Life rarely goes exactly how you plan it out, so I had to make some revisions in my plans. The beets greens are just wonderful if you prepare them and saute them as you would fresh spinach, but that just was not going to happen this year as I simply did not have enough. Just three….make them COUNT!
I simply cut the tops off and rinsed them well. Then I immersed my three medium sized beets in a saucepan with water and brought them to a boil. Then I reduced the heat and let them simmer on medium low for about 30 minutes.
Beets are packed with super healthy nutrients that your heart and circulatory system just love. But they are messy root veggies and bleed red on everything so you have to prepare with care.

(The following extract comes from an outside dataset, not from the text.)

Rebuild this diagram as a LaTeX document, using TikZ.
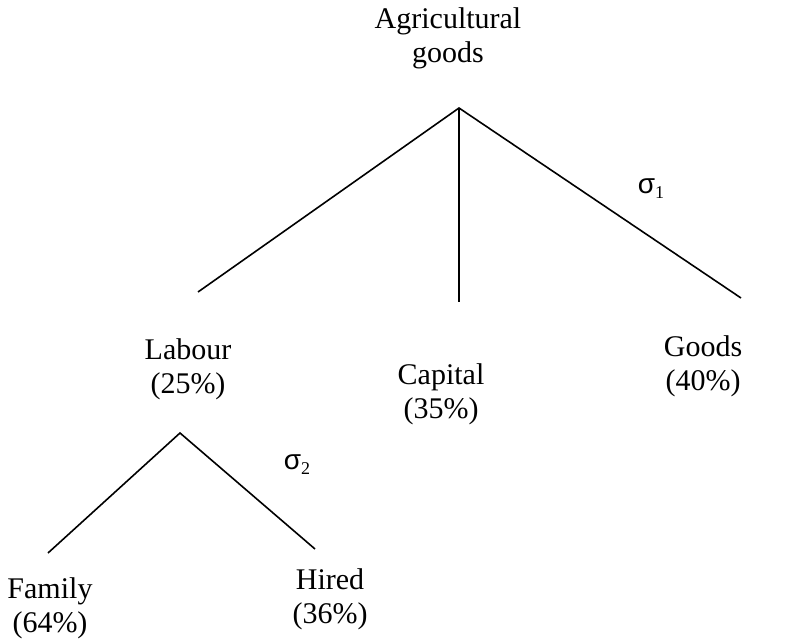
\documentclass[tikz,border=0pt]{standalone}
\usepackage{fontspec}
\setmainfont{Liberation Serif}
\newfontfamily\sigfont{Liberation Sans}
\newcommand{\sigsub}[1]{{\sigfont σ}{\fontsize{18}{18}\selectfont\raisebox{-5pt}{#1}}}
\begin{document}
\begin{tikzpicture}[x=1pt,y=-1pt,
  lbl/.style={align=center,inner sep=0pt,font=\fontsize{30}{34}\selectfont},
  sig/.style={inner sep=0pt,font=\fontsize{28}{30}\selectfont},
  br/.style={line width=1.6pt}]
\useasboundingbox (0,0) rectangle (794,639);
\node[lbl] (agri) at (448,38) {Agricultural\\goods};
\coordinate (top) at (459,108);
\coordinate (tl) at (198,292);
\coordinate (tc) at (459,302);
\coordinate (tr) at (741,298);
\draw[br] (tl) -- (top) -- (tr);
\draw[br] (top) -- (tc);
\node[sig] (s1) at (651,189) {\sigsub{1}};
\node[lbl] (lab) at (188,369) {Labour\\(25\%)};
\node[lbl] (cap) at (441,394) {Capital\\(35\%)};
\node[lbl] (goo) at (703,366) {Goods\\(40\%)};
\coordinate (ltop) at (180,433);
\coordinate (ll) at (48,553);
\coordinate (lr) at (315,549);
\draw[br] (ll) -- (ltop) -- (lr);
\node[sig] (s2) at (297,465) {\sigsub{2}};
\node[lbl] (fam) at (50,608) {Family\\(64\%)};
\node[lbl] (hir) at (330,599) {Hired\\(36\%)};
\end{tikzpicture}
\end{document}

Once they are cooked, let them cool and gently hold them in your hands under running water and slip of the skin. Then slice on cutting board.
Before I share my simple, simple marinade for beets let me share with you what I am up to. As I am typing this, I am on a two week road trip. This is day 3 and I am currently in Colorado. Let me share a picture of day one with you.
This was truly another lesson in patience and how life just never goes exactly as planned. I had my starter replaced in my car a couple of days before the start of the trip and once on the road realized the service that I paid for did not complete their job of putting everything back together. But luckily this very nice helpful man at an automotive store at our first stop fixed it and I gladly thanked him with a very nice tip.
So here is the recipe for my SIMPLE BEET SALAD when the harvest is not abundant and you want to salvage what you have.
- 1/2 cup water
- 1/2 cup apple cider vinegar
- 1/2 cup sugar
Bring all three ingredients to a boil in saucepan. Reduce heat to just a gentle boil and let cook for a few minutes until the sugar is melted. Remove from heat and let cool. Pour into a glass container or bowl and add the sliced beets. Cover with a sealed lid and let marinate in the refrigerator for at least 3 days up to 10 days.
And then enjoy over spring mix salad greens.